Law No. 2019-014 Relating to the Protection of Personal Data (‘the Law’) was published, on 29 October 2019, in the Official Gazette of the Togolese Republic. In particular, the purpose of the Law is to regulate the collection, processing, transmission, storage, and use of personal data in Togo. The Law seeks to ensure that data processing, in any form, protects the freedoms and fundamental rights of individuals. Moreover, the Law applies to natural persons, the State, local authorities, legal entities governed by public or private law, as well as to any automated or non-automated processing of data carried out in the territory of Togo or in any jurisdiction where Togolese law applies. In addition, the Law establishes the Togolese data protection authority (‘IPDCP’) which is provided with enforcement powers as an independent administrative body.
Furthermore, the Law includes several key principles which serve as the basis for the collection and processing of data. According to Article 14 of the Law, processing of personal data is considered legitimate if the person concerned gives his/her consent, unless processing is required, among other things, to fulfil a legal obligation, and to perform a contract to which the data subject is party to or to perform pre-contractual measures taken at his/her request. Under Article 16 of the Law, data must be collected for specific, legitimate purposes. The data collected must be relevant, adequate and not excessive with regard to the purposes for which they are collected and processed. The Law also requires the retention period not to exceed the period necessary for the purposes for which they were collected or processed.
In addition, the Law contains certain provisions for the transfer of data to third countries. In particular, Article 28 of the Law provides that a controller cannot transfer personal data to a third country unless the recipient State ensures a sufficient level of protection of privacy, fundamental rights and freedoms in respect to the processing. Controllers must notify the IPDCP prior to transferring data to a third country by providing a reasoned opinion. Moreover, pursuant to Article 29 of the Law, controllers can transfer data to a non-complying third country if the transfer is timely, not excessive and the data subject concerned has expressly consented to it, or if the transfer is necessary for one the conditions laid out in the article, such as to protect the life of the data subject. If the controller provides sufficient safeguards, the IPDCP may authorise the transfer to third countries that lack an adequate level of protection.

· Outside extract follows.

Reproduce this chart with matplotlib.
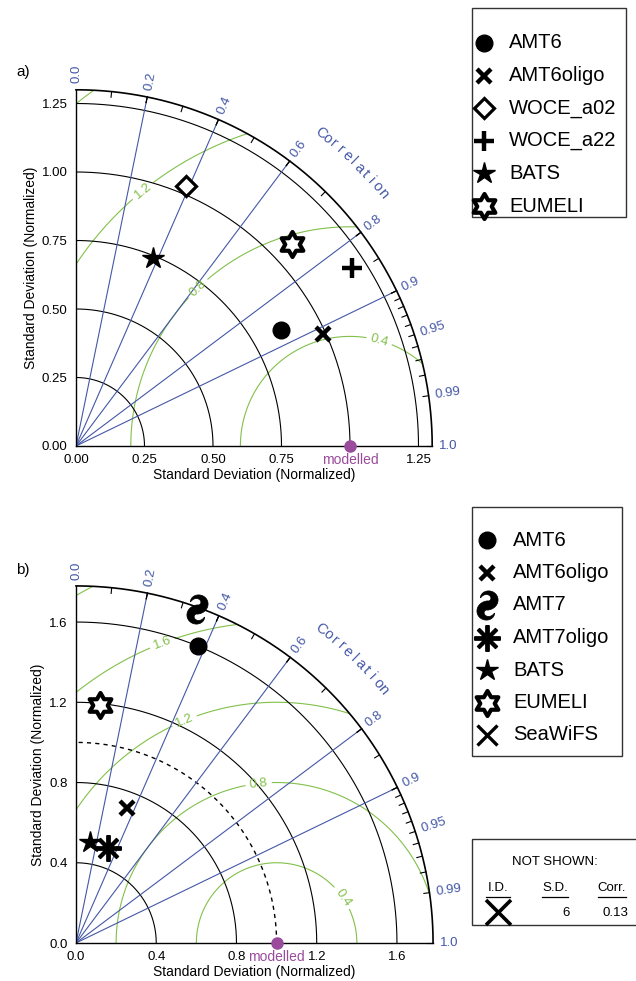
import numpy as np
import matplotlib
matplotlib.use('Agg')
import matplotlib.pyplot as plt
from matplotlib.path import Path
from matplotlib.patches import Wedge, Rectangle

plt.rcParams['font.family'] = ['Liberation Sans', 'DejaVu Sans']

W, H = 636, 981

# ---- data (std normalised, correlation) ----
a_names = ['AMT6', 'AMT6oligo', 'WOCE_a02', 'WOCE_a22', 'BATS', 'EUMELI']
a_std = [0.86, 0.99, 1.03, 1.20, 0.74, 1.08]
a_corr = [0.87, 0.91, 0.39, 0.84, 0.38, 0.73]

b_names = ['AMT6', 'AMT6oligo', 'AMT7', 'AMT7oligo', 'BATS', 'EUMELI', 'SeaWiFS']
b_std = [1.60, 0.72, 1.77, 0.50, 0.51, 1.19]
b_corr = [0.38, 0.35, 0.34, 0.32, 0.14, 0.10]

not_shown_id = 'SeaWiFS'
not_shown_sd = 6
not_shown_corr = 0.13

a_std_ticks = [0.0, 0.25, 0.5, 0.75, 1.0, 1.25]
a_xtick_labels = ['0.00', '0.25', '0.50', '0.75', '', '1.25']
a_ytick_labels = ['0.00', '0.25', '0.50', '0.75', '1.00', '1.25']
b_std_ticks = [0.0, 0.4, 0.8, 1.2, 1.6]
b_tick_labels = ['0.0', '0.4', '0.8', '1.2', '1.6']
corr_lines = [0.2, 0.4, 0.6, 0.8, 0.9]
corr_labels = ['0.0', '0.2', '0.4', '0.6', '0.8', '0.9', '0.95', '0.99', '1.0']
corr_minor = [0.1, 0.3, 0.5, 0.7, 0.85, 0.91, 0.92, 0.93, 0.94, 0.96, 0.97, 0.98]
a_rms_levels = [0.4, 0.8, 1.2, 1.6]
b_rms_levels = [0.4, 0.8, 1.2, 1.6, 2.0]
a_rms_label_pos = [(1.105, 0.378), (0.44, 0.58), (0.245, 0.93)]
b_rms_label_pos = [(1.32, 0.22), (0.91, 0.80), (0.54, 1.11), (0.43, 1.495)]

BLUE = '#4457a6'
GREEN = '#82c04a'
PURPLE = '#9a4b9c'


# ---- custom marker shapes ----
def hexagram():
    ang = np.deg2rad(90 + 30 * np.arange(12))
    rad = np.where(np.arange(12) % 2 == 0, 1.0, 1 / np.sqrt(3))
    v = np.column_stack([rad * np.cos(ang), rad * np.sin(ang)])
    return Path(np.vstack([v, v[:1]]), closed=True)


def swirl():
    # hurricane-like sign: two thick crescents around the centre
    rx, ry, a = 0.55, 0.5, 0.7
    phi = np.deg2rad(np.linspace(-90, 170, 80))
    t = (phi - phi[0]) / (phi[-1] - phi[0])
    wo = a * (1 - t)
    wi = a * (1 - t) ** 0.6
    outer = np.column_stack([rx * (1 + wo) * np.cos(phi), ry + ry * (1 + wo) * np.sin(phi)])
    inner = np.column_stack([rx * (1 - wi) * np.cos(phi), ry + ry * (1 - wi) * np.sin(phi)])[::-1]
    up = np.vstack([outer, inner])
    v = np.vstack([up, -up, up[:1]])
    return Path(v, closed=True)


STYLE = {
    'AMT6': dict(marker='o', ms=12, mfc='k', mec='k'),
    'AMT6oligo': dict(marker='x', ms=10, mec='k', mew=3.2),
    'WOCE_a02': dict(marker='D', ms=10, mfc='white', mec='k', mew=2.3),
    'WOCE_a22': dict(marker='+', ms=15, mec='k', mew=3.2),
    'BATS': dict(marker='*', ms=16, mfc='k', mec='k'),
    'EUMELI': dict(marker=hexagram(), ms=18, mfc='white', mec='k', mew=3.0),
    'AMT7': dict(marker=swirl(), ms=21, mfc='k', mec='k', mew=0.5),
    'AMT7oligo': dict(marker=(8, 2, 0), ms=19, mec='k', mew=2.8),
    'SeaWiFS': dict(marker='x', ms=14, mec='k', mew=2.4),
}

fig = plt.figure(figsize=(W / 100, H / 100), dpi=100)


def taylor(ox, oy, scale, rmax, std_ticks, xlabels, ylabels, names, std, corr,
           levels, label_pos, label_levels, dashed=False):
    size = rmax * scale
    ax = fig.add_axes([ox / W, 1 - oy / H, size / W, size / H])
    ax.set_xlim(0, rmax)
    ax.set_ylim(0, rmax)
    ax.set_aspect('equal')
    ax.patch.set_visible(False)
    for s in ['top', 'right']:
        ax.spines[s].set_visible(False)
    for s in ['left', 'bottom']:
        ax.spines[s].set_linewidth(1.0)
    ax.set_xticks(std_ticks)
    ax.set_yticks(std_ticks)
    ax.set_xticklabels(xlabels)
    ax.set_yticklabels(ylabels)
    ax.tick_params(length=0, labelsize=9.5, pad=6)
    ax.set_xlabel('Standard Deviation (Normalized)', fontsize=10, labelpad=1)
    ax.set_ylabel('Standard Deviation (Normalized)', fontsize=10, labelpad=3)

    th = np.linspace(0, np.pi / 2, 200)
    # std arcs
    for r in std_ticks[1:]:
        ax.plot(r * np.cos(th), r * np.sin(th), color='k', lw=0.8, zorder=2)
    ax.plot(rmax * np.cos(th), rmax * np.sin(th), color='k', lw=1.2, zorder=2, clip_on=False)
    if dashed:
        ax.plot(np.cos(th), np.sin(th), color='k', lw=1.0, ls=(0, (3, 3)), zorder=2)

    # correlation rays, ticks and labels
    for c in corr_lines:
        s = np.sqrt(1 - c ** 2)
        ax.plot([0, rmax * c], [0, rmax * s], color=BLUE, lw=0.8, zorder=2)
    for c in corr_lines + [float(l) for l in corr_labels[1:]] + corr_minor:
        s = np.sqrt(1 - c ** 2)
        ax.plot([rmax * c, 0.984 * rmax * c], [rmax * s, 0.984 * rmax * s],
                color='k', lw=0.8, zorder=2, clip_on=False)
    for lab in corr_labels:
        t = np.arccos(float(lab))
        r = 1.018 * rmax
        ax.text(r * np.cos(t), r * np.sin(t), lab, rotation=np.degrees(t),
                rotation_mode='anchor', ha='left', va='center', color=BLUE, fontsize=9.5)
    word = 'Correlation'
    angs = np.linspace(52, 39.5, len(word))
    for ch, a in zip(word, angs):
        t = np.deg2rad(a)
        r = 1.115 * rmax
        ax.text(r * np.cos(t), r * np.sin(t), ch, rotation=a - 90, ha='center', va='center',
                rotation_mode='anchor', color=BLUE, fontsize=10.5)

    # RMS contours about the reference
    g = np.linspace(0, rmax, 400)
    X, Y = np.meshgrid(g, g)
    R = np.sqrt((X - 1.0) ** 2 + Y ** 2)
    cs = ax.contour(X, Y, R, levels=levels, colors=GREEN, linewidths=0.8, zorder=1)
    cs.set_clip_path(Wedge((0, 0), rmax, 0, 90, transform=ax.transData))
    ax.clabel(cs, levels=label_levels, manual=label_pos, fmt='%.1f', fontsize=9.5,
              colors=GREEN, inline=True, inline_spacing=4)

    # reference point
    ax.plot(1.0, 0, 'o', color=PURPLE, ms=8, clip_on=False, zorder=6)
    ax.annotate('modelled', xy=(1.0, 0), xytext=(0, -10), textcoords='offset points',
                ha='center', va='center', color=PURPLE, fontsize=10)

    # data points
    for n, sd, c in zip(names, std, corr):
        x = sd * c
        y = sd * np.sqrt(1 - c ** 2)
        ax.plot(x, y, linestyle='none', zorder=5, **STYLE[n])
    return ax


taylor(76, 446, 274, 1.3, a_std_ticks, a_xtick_labels, a_ytick_labels, a_names, a_std, a_corr,
       a_rms_levels, a_rms_label_pos, [0.4, 0.8, 1.2])
taylor(76, 943, 200.6, 1.78, b_std_ticks, b_tick_labels, b_tick_labels, b_names, b_std, b_corr,
       b_rms_levels, b_rms_label_pos, [0.4, 0.8, 1.2, 1.6], dashed=True)

fig.text(23 / W, 1 - 72 / H, 'a)', fontsize=11, ha='center', va='center')
fig.text(23 / W, 1 - 570 / H, 'b)', fontsize=11, ha='center', va='center')

# ---- legends (overlay in pixel coordinates) ----
ov = fig.add_axes([0, 0, 1, 1], zorder=5)
ov.set_xlim(0, W)
ov.set_ylim(H, 0)
ov.axis('off')


def legend_box(x0, y0, x1, y1, names, ys, mx, tx):
    ov.add_patch(Rectangle((x0, y0), x1 - x0, y1 - y0, fill=False, ec='#333333', lw=1.0))
    for n, y in zip(names, ys):
        ov.plot(mx, y, linestyle='none', **STYLE[n])
        ov.text(tx, y, n, fontsize=14.5, va='center', ha='left')


legend_box(472, 8, 626, 217, a_names, np.linspace(43, 206, len(a_names)), 484, 509)
legend_box(472, 507, 622, 756, b_names, np.linspace(540, 735, len(b_names)), 487, 513)

# not-shown table
ov.add_patch(Rectangle((472, 839), 200, 86, fill=False, ec='#333333', lw=1.0, clip_on=True))
ov.text(555, 862, 'NOT SHOWN:', fontsize=9.5, ha='center', va='center')
for hx, head, half in [(498, 'I.D.', 12), (555, 'S.D.', 13), (612, 'Corr.', 14)]:
    ov.text(hx, 888, head, fontsize=9.5, ha='center', va='center')
    ov.plot([hx - half, hx + half], [897, 897], color='k', lw=0.9)
ov.plot(498, 912, linestyle='none', **dict(STYLE[not_shown_id], ms=18, mew=2.6))
ov.text(570, 913, '%d' % not_shown_sd, fontsize=9.5, ha='right', va='center')
ov.text(628, 913, '%.2f' % not_shown_corr, fontsize=9.5, ha='right', va='center')

fig.savefig('out.png', dpi=100)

The Law also provides for the appointment of a data protection officer (‘DPO’) and the latter must be reported to the IPDCP. The tasks of a DPO include, among other things, informing and consulting the controller or processor on their obligations under the Law, and ensuring compliance with the same. Lastly, the Law includes penalties for failure to comply with security measures, illegal processing of sensitive data, unauthorised disclosure of data, and failure to respect the statutory period of data retention, which are punishable by a term of imprisonment of one year to five years and/or a fine of XAF 1 million (approx. €1,525) to XAF 10 million (approx. €15,245), while misuses as to the purposes of collection and processing are punishable by a term of imprisonment of one year to five years and/or a fine of XAF 5 million (approx. €7,622) to XAF 25 million (approx. €38,112).